Yup, you correctly guessed my point.
You get a cookie.
It didn’t require the use of an abacus to figure that one out...lol
0bama supporter?
Owns an 0phone?
Learned to expect stuff from 0bama's stash immediately?
“Gang members and those who live criminal lifestyles may be uniquely susceptible [to homicide perpetration], the researchers state, citing previous research that indicates that gang homicide rates are up to 100 times that of the broader population.”
Homicides were initially confined to the Central Ward section of the city but spread to Newarks West and South Wards. Firearm homicides spread throughout the West Ward and the western portion of the South Ward, and gang-related homicides from the lower section of the Central Ward and outwards to the upper Central Ward as well as the West and South Wards.
Gang-related homicides were concentrated in areas of the city already suffering from higher-than-average homicide rates before they spread to adjacent areas.
Approximately two-thirds of homicide victims and over three-quarters of offenders were African-American males from 26 to 30 years old.
Of the 20 overall homicide clusters 75% of them have a population that is over 60% African-American and, in the census tract [center] of 70% of the clusters, over 20% of the residents live below the poverty line.
In Newark there is a small census tract flanked by areas with high levels of gang activity that reported no gang-related homicides during the study period. The North and East Wards, which have remained relatively immune to the elevated homicide rates of adjacent wards, are comparatively wealthy and home to a lower percentage of African-Americans."
It's not the fact that they're black that causes the high crime rate. It's the culture. The poverty culture even without the element of race injected is toxic enough; add in all the race-hustlers, and the culture becomes radioactive. The reason the more wealthy areas have fewer blacks is because there is considerable pressure on poor blacks not to leave those toxic environments.
It's a horrible situation, but how do we fix it? The fact that politicians (mostly of one particular party) use those people to accrue their own power and are very adept at it makes it an extremely difficult problem to solve.
Send them to Bermuda for their education?
I expect homicide here does not refer to the occasional killing unfaithful spouses etc. Rather it probably refers to the tribal warfare happening in ‘minority’ areas.
Note that there are quite a number of African-Americans who are white; Notably JF'nK's wife.
If you follow this train of thought; the one thing that can effectively treat both infective and contagious disorders, it is to create an effective and permanent quarantine. Also prevent it procreation.
I dont think firearms would be a suitable vector for homicide."We hypothesized that the distribution of this crime was not random, but that it moved in a process similar to an infectious disease, with firearms and gangs operating as the infectious agents,"
Considering the large ratio between the number of guns to the number of murders, guns might better be considered a symptom of crime, rather than a vector of it.Just as a high white blood cell count is indicative of infection . . .
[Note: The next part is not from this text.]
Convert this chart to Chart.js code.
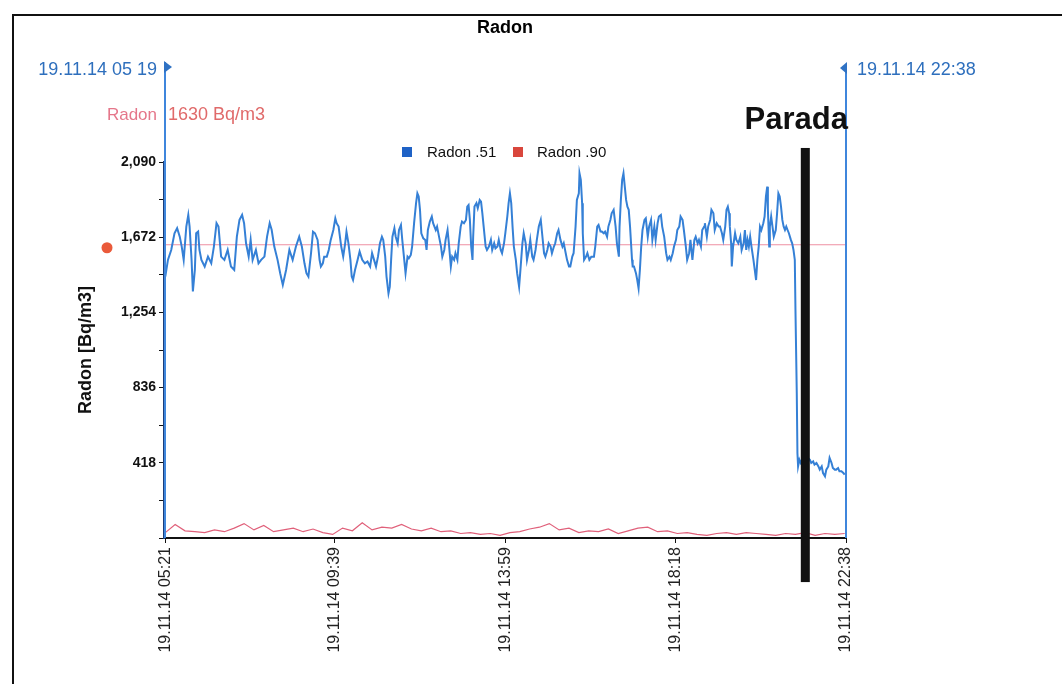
<!DOCTYPE html>
<html><head><meta charset="utf-8">
<script src="https://cdn.jsdelivr.net/npm/chart.js@4.4.0/dist/chart.umd.min.js"></script>
<style>html,body{margin:0;padding:0;background:#fff}#wrap{width:1062px;height:684px}</style>
</head><body><div id="wrap"><canvas id="c" width="1062" height="684"></canvas></div>
<script>
// ---- data (minutes after 19.11.14 05:21) ----
const blueMinutes = [0,4,9,14,18,22,25,28,32,35,37,40,42,45,47,50,52,55,60,65,70,74,78,81,85,90,95,100,105,109,113,117,120,123,127,130,133,138,142,146,151,155,159,162,166,171,175,179,184,189,194,199,204,
208,212,215,218,222,225,228,232,235,237,240,242,246,249,252,256,259,261,264,268,271,274,276,279,282,284,286,289,293,296,300,304,308,312,315,318,321,324,327,330,332,335,337,340,342,344,346,349,351,354,356,359,361,364,366,369,371,374,376,379,382,384,386,388,390,393,396,398,400,403,406,
408,412,414,417,420,422,425,427,430,432,435,437,440,442,445,447,450,452,455,458,460,462,464,466,468,469,471,474,476,479,481,483,485,488,490,493,496,498,501,503,506,508,511,513,516,518,521,523,525,527,529,531,534,536,539,541,544,546,549,551,554,556,559,561,564,566,569,572,574,577,579,582,584,587,589,592,594,597,599,602,605,607,610,612,615,
617,620,622,625,627,630,631,633,635,636,638,641,643,646,649,653,655,658,660,663,665,668,670,673,675,678,680,683,686,688,691,692,694,696,698,700,702,704,706,708,711,712,714,717,719,721,723,725,727,730,732,735,737,740,742,745,747,750,752,755,757,760,763,765,768,770,773,775,778,780,783,785,788,790,793,795,798,800,803,806,808,811,813,816,818,821,
822,825,827,830,832,835,837,840,843,845,848,850,853,855,857,859,860,862,863,865,868,870,873,876,878,881,883,885,887,889,891,893,896,898,900,902,904,906,908,911,913,915,917,918,920,921,923,925,927,930,932,934,936,938,940,942,944,946,948,950,953,955,957,959,960,962,963,964,966,968,972,976,979,982,984,987,989,992,995,997,1000,1002,1005,1007,1010,1012,1015,1017,1020,1022,1025,1027,1030,1033,1035];
const radon51 = [1453,1546,1601,1694,1722,1675,1620,1546,1731,1796,1731,1546,1370,1490,1694,1703,1601,1546,1509,1564,1527,1620,1750,1731,1564,1546,1601,1509,1490,1675,1768,1796,1750,1638,1564,1657,1546,1601,1527,1546,1564,1675,1750,1713,1620,1546,1472,1407,1490,1601,1546,1620,1675,
1620,1527,1472,1453,1583,1703,1694,1657,1546,1509,1527,1564,1564,1601,1657,1712,1777,1750,1731,1620,1564,1638,1703,1638,1546,1453,1434,1490,1546,1592,1546,1527,1537,1509,1583,1546,1509,1564,1638,1675,1657,1564,1453,1360,1397,1546,1675,1722,1675,1638,1712,1740,1657,1546,1472,1564,1555,1573,1620,1750,1861,1916,1898,1824,1694,1666,1657,1601,1712,1759,1787,
1750,1712,1731,1675,1620,1564,1601,1657,1712,1638,1509,1564,1546,1583,1546,1638,1731,1759,1750,1768,1842,1851,1768,1620,1546,1675,1842,1861,1833,1879,1870,1805,1731,1620,1601,1620,1657,1601,1638,1610,1620,1657,1601,1583,1638,1694,1787,1861,1916,1861,1731,1620,1546,1472,1397,1490,1638,1694,1638,1546,1601,1657,1564,1546,1601,1657,1731,1768,1694,1583,1564,1601,1638,1620,1583,1620,1638,1694,1712,1657,1620,1638,1583,1546,1509,
1509,1564,1583,1731,1879,1916,2027,1990,1861,1694,1546,1564,1583,1546,1564,1564,1620,1731,1740,1703,1703,1694,1703,1675,1731,1768,1805,1824,1731,1638,1564,1731,1879,1990,2027,1953,1879,1842,1824,1731,1546,1509,1509,1472,1434,1388,1490,1620,1712,1768,1777,1675,1731,1768,1657,1731,1657,1750,1787,1796,1731,1675,1583,1546,1564,1546,1583,1620,1657,1712,1731,1787,1768,1712,1620,1546,1583,1657,1546,1657,1675,1638,1657,1620,1712,1731,
1750,1675,1731,1768,1824,1805,1712,1750,1731,1731,1694,1657,1731,1824,1842,1805,1731,1638,1509,1620,1694,1657,1638,1675,1601,1638,1712,1601,1657,1620,1675,1620,1546,1490,1434,1546,1620,1731,1712,1750,1787,1898,1953,1824,1620,1731,1787,1731,1675,1712,1805,1916,1898,1842,1768,1731,1712,1731,1712,1694,1657,1638,1601,1546,1268,805,472,398,435,417,445,454,445,435,417,426,408,417,398,380,398,361,343,380,398,445,417,389,380,380,389,371,371,361,352];
const redStepMinutes = 15;
const radon90 = [30,75,40,35,30,45,35,55,80,45,70,35,45,55,35,50,30,20,55,40,85,45,60,55,75,50,40,55,35,40,25,30,20,25,15,30,35,50,60,80,45,55,30,40,35,50,25,40,55,60,35,40,25,30,20,15,25,30,20,30,25,20,15,25,20,30,15,25,20,25];
const xTickMinutes = [0,258,518,777,1037];
const xTickLabels = ['19.11.14 05:21','19.11.14 09:39','19.11.14 13:59','19.11.14 18:18','19.11.14 22:38'];
const yTickValues = [0,209,418,627,836,1045,1254,1463,1672,1881,2090];
const yLabelledValues = [418,836,1254,1672,2090];
const threshold = 1630;
const cursorStart = -2, cursorEnd = 1037;
const cursorStartLabel = '19.11.14 05 19', cursorEndLabel = '19.11.14 22:38';
const stopMinute = 975;
const seriesNames = ['Radon .51','Radon .90'];

const FONT = '"Liberation Sans", Arial, sans-serif';
const blueData = blueMinutes.map((m,i)=>({x:m,y:radon51[i]}));
const redData = radon90.map((v,i)=>({x:i*redStepMinutes,y:v}));

const overlay = {
  id:'overlay',
  beforeDraw(chart){
    const c = chart.ctx; c.save(); c.fillStyle='#fff'; c.fillRect(0,0,chart.width,chart.height); c.restore();
  },
  beforeDatasetsDraw(chart){
    const c=chart.ctx, a=chart.chartArea, y=chart.scales.y;
    c.save();
    c.strokeStyle='#ee8fa2'; c.lineWidth=1.2;
    const ty=y.getPixelForValue(threshold);
    c.beginPath(); c.moveTo(a.left,ty); c.lineTo(a.right,ty); c.stroke();
    c.restore();
  },
  afterDraw(chart){
    const c=chart.ctx, a=chart.chartArea, x=chart.scales.x, y=chart.scales.y;
    c.save();
    // frame
    c.strokeStyle='#111'; c.lineWidth=2;
    c.beginPath(); c.moveTo(13,chart.height); c.lineTo(13,15); c.lineTo(chart.width,15); c.stroke();
    // title
    c.fillStyle='#000'; c.font='bold 18px '+FONT; c.textAlign='center'; c.textBaseline='middle';
    c.fillText('Radon',(a.left+a.right)/2,28);
    // cursor lines
    const topY = 62;
    const xs = x.getPixelForValue(cursorStart), xe = x.getPixelForValue(cursorEnd);
    c.strokeStyle='#3f86dc'; c.lineWidth=2;
    c.beginPath(); c.moveTo(xs+1,topY); c.lineTo(xs+1,a.bottom); c.stroke();
    c.beginPath(); c.moveTo(xe,topY+2); c.lineTo(xe,a.bottom); c.stroke();
    c.fillStyle='#2f72c4';
    c.beginPath(); c.moveTo(xs,topY-1); c.lineTo(xs+8,topY+5); c.lineTo(xs,topY+11); c.closePath(); c.fill();
    c.beginPath(); c.moveTo(xe+1,topY); c.lineTo(xe-6,topY+6); c.lineTo(xe+1,topY+12); c.closePath(); c.fill();
    c.font='18px '+FONT; c.textBaseline='middle';
    c.fillStyle='#2e6fbd';
    c.textAlign='right'; c.fillText(cursorStartLabel, xs-7, 70);
    c.textAlign='left'; c.fillText(cursorEndLabel, xe+11, 70);
    // threshold label & dot
    const ty=y.getPixelForValue(threshold);
    c.fillStyle='#e5768a'; c.font='17px '+FONT;
    c.textAlign='right'; c.fillText('Radon', xs-7, 115);
    c.fillStyle='#e06a6a'; c.font='18px '+FONT; c.textAlign='left'; c.fillText('1630 Bq/m3', xs+4, 115);
    c.fillStyle='#ea5a3a'; c.beginPath(); c.arc(107,ty+3,5.5,0,Math.PI*2); c.fill();
    // stop bar
    const bx = x.getPixelForValue(stopMinute);
    c.fillStyle='#111';
    const by1=y.getPixelForValue(2168), by2=y.getPixelForValue(-245);
    c.fillRect(bx-4.5,by1,9,by2-by1);
    c.font='bold 31px '+FONT; c.textAlign='right'; c.textBaseline='alphabetic';
    c.fillText('Parada', xe+2, 129);
    // legend
    c.font='15px '+FONT; c.textBaseline='middle'; c.textAlign='left';
    c.fillStyle='#1f62c6'; c.fillRect(402,147,10,10);
    c.fillStyle='#111'; c.fillText(seriesNames[0],427,153);
    c.fillStyle='#d9463c'; c.fillRect(513,147,10,10);
    c.fillStyle='#111'; c.fillText(seriesNames[1],537,153);
    c.restore();
  }
};

new Chart(document.getElementById('c'),{
  type:'line',
  data:{datasets:[
    {label:seriesNames[1],data:redData,borderColor:'#e0607a',borderWidth:1.2,pointRadius:0,tension:0,fill:false},
    {label:seriesNames[0],data:blueData,borderColor:'#3580d6',borderWidth:2,pointRadius:0,tension:0,fill:false}
  ]},
  options:{
    responsive:false,animation:false,
    layout:{padding:{left:75,right:216,top:162,bottom:0}},
    plugins:{legend:{display:false},tooltip:{enabled:false},title:{display:false}},
    scales:{
      x:{type:'linear',min:cursorStart,max:cursorEnd,
        afterBuildTicks:s=>{s.ticks=xTickMinutes.map(v=>({value:v}));},
        afterFit:s=>{s.height=146;},
        border:{color:'#111',width:2},
        grid:{drawOnChartArea:false,drawTicks:true,tickLength:5,color:'#111'},
        ticks:{minRotation:90,maxRotation:90,autoSkip:false,padding:4,color:'#222',font:{family:FONT,size:16},
          callback:(v,i)=>xTickLabels[i]}},
      y:{type:'linear',min:0,max:2090,
        afterBuildTicks:s=>{s.ticks=yTickValues.map(v=>({value:v}));},
        afterFit:s=>{s.width=89;},
        border:{color:'#1b3d7a',width:2},
        grid:{drawOnChartArea:false,drawTicks:true,tickLength:5,color:'#111'},
        title:{display:true,text:'Radon [Bq/m3]',color:'#111',font:{family:FONT,size:18,weight:'bold'},padding:{top:0,bottom:0}},
        ticks:{autoSkip:false,padding:3,color:'#111',font:{family:FONT,size:14,weight:'bold'},
          callback:v=>yLabelledValues.includes(v)?v.toLocaleString('en-US'):''}}
    }
  },
  plugins:[overlay]
});
</script></body></html>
Studying homicide via a broad public health lens, Zeoli added, also allowed researchers to identify positive outliers: "We actually had some areas within Newark that were resistant to homicide, despite being surrounded by areas with high homicide rates. So we need to investigate why those little islands exist."First thing to look at might be the amount of surveillance against crime, and the kind/number of armed men (whether police officers or others) who can be expected to respond to crime in the area.
Absolutely. Here's an eye opening read: Life at the Bottom
Yes. I was raised in the poverty culture. It took a lot of reflection and attitude examination to recognize and reject it, tenet by tenet. Hence my screen name.
Per the book, few make it out. Congratulations on your escape.